## [EXERCISE REQUIREMENTS]
For the entries below, copy exactly the line that contains "Clone this chart in matplotlib." through the line that contains "ax = fig.add_axes([57", both ends included, and exclude all pictures.

## [Extracted records]
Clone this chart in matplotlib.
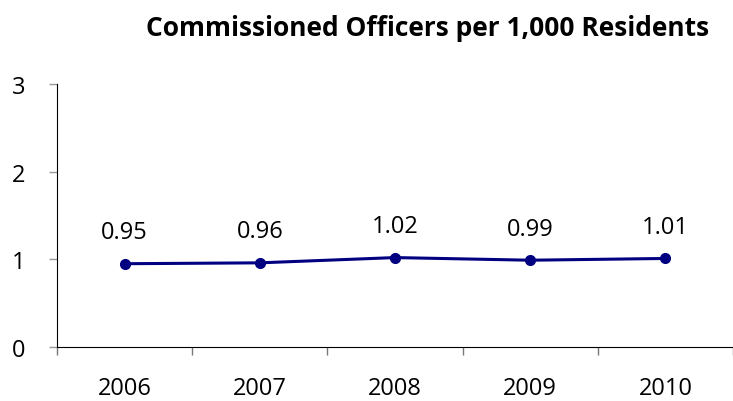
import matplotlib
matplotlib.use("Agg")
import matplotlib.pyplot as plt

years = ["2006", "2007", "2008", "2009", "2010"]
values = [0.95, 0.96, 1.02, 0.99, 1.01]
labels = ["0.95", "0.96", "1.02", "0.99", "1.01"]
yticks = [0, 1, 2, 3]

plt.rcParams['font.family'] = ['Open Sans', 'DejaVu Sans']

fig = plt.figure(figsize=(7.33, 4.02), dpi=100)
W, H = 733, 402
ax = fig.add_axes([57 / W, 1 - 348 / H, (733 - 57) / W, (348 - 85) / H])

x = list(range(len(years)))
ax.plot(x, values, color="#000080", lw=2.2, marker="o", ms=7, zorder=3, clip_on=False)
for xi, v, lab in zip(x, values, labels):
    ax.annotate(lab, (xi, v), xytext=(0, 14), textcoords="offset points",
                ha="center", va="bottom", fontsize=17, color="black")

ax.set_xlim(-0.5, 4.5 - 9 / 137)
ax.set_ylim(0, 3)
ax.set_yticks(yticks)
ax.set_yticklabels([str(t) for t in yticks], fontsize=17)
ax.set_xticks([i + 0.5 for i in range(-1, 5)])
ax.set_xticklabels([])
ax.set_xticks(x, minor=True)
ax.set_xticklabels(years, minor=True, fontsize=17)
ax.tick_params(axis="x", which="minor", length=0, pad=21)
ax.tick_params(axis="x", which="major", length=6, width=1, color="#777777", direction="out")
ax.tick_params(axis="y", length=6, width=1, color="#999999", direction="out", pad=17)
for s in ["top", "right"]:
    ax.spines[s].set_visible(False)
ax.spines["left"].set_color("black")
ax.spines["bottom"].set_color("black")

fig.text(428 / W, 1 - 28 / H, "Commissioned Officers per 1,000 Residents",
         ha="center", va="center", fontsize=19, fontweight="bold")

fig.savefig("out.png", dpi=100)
--
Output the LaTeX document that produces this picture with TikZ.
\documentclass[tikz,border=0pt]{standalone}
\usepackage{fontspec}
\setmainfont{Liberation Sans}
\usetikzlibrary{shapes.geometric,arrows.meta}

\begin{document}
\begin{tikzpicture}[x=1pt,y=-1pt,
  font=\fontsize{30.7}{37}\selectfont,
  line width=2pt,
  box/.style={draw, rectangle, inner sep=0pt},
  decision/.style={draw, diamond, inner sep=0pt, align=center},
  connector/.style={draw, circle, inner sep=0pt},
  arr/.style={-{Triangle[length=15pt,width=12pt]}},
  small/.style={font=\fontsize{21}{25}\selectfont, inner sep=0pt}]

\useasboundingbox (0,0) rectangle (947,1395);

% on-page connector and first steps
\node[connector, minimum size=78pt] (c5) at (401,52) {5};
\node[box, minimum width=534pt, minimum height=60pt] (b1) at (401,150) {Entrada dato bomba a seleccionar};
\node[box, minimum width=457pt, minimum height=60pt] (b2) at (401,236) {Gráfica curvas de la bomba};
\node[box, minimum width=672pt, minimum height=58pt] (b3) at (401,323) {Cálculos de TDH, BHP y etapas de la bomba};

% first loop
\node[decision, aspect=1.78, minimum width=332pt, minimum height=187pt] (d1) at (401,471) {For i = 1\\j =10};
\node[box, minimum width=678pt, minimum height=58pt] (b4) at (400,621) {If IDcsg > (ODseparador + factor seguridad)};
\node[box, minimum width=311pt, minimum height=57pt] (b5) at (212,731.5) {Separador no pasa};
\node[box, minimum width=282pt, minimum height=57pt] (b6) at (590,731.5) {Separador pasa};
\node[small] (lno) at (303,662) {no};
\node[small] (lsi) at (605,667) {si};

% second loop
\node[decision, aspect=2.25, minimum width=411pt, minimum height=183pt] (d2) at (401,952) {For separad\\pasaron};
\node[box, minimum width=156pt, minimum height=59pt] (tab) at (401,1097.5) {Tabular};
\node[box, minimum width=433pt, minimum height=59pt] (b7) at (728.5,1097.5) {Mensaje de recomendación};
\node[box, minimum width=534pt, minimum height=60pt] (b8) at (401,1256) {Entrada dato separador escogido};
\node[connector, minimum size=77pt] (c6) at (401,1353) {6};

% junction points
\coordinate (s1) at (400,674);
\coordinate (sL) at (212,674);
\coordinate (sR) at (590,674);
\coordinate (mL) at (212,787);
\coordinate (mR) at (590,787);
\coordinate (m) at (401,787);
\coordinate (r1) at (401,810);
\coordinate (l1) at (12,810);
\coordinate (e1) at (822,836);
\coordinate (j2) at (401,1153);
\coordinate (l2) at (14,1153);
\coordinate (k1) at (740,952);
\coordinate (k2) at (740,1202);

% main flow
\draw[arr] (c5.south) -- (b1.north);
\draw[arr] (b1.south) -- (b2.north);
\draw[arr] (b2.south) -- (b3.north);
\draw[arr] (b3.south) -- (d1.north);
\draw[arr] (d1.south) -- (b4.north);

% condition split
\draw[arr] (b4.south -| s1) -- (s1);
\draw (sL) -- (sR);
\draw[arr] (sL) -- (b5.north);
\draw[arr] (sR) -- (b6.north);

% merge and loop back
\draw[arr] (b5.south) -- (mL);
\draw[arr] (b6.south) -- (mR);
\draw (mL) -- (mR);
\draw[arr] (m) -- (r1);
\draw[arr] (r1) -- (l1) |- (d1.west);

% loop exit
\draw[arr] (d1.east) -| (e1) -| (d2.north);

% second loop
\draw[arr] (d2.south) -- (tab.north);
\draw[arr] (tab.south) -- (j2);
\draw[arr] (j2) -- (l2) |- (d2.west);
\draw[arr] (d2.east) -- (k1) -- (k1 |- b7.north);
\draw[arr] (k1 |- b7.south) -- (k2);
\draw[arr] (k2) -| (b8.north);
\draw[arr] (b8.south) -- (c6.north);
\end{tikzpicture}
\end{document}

## [FINISHED TASK]
Clone this chart in matplotlib.
import matplotlib
matplotlib.use("Agg")
import matplotlib.pyplot as plt

years = ["2006", "2007", "2008", "2009", "2010"]
values = [0.95, 0.96, 1.02, 0.99, 1.01]
labels = ["0.95", "0.96", "1.02", "0.99", "1.01"]
yticks = [0, 1, 2, 3]

plt.rcParams['font.family'] = ['Open Sans', 'DejaVu Sans']

fig = plt.figure(figsize=(7.33, 4.02), dpi=100)
W, H = 733, 402
ax = fig.add_axes([57 / W, 1 - 348 / H, (733 - 57) / W, (348 - 85) / H])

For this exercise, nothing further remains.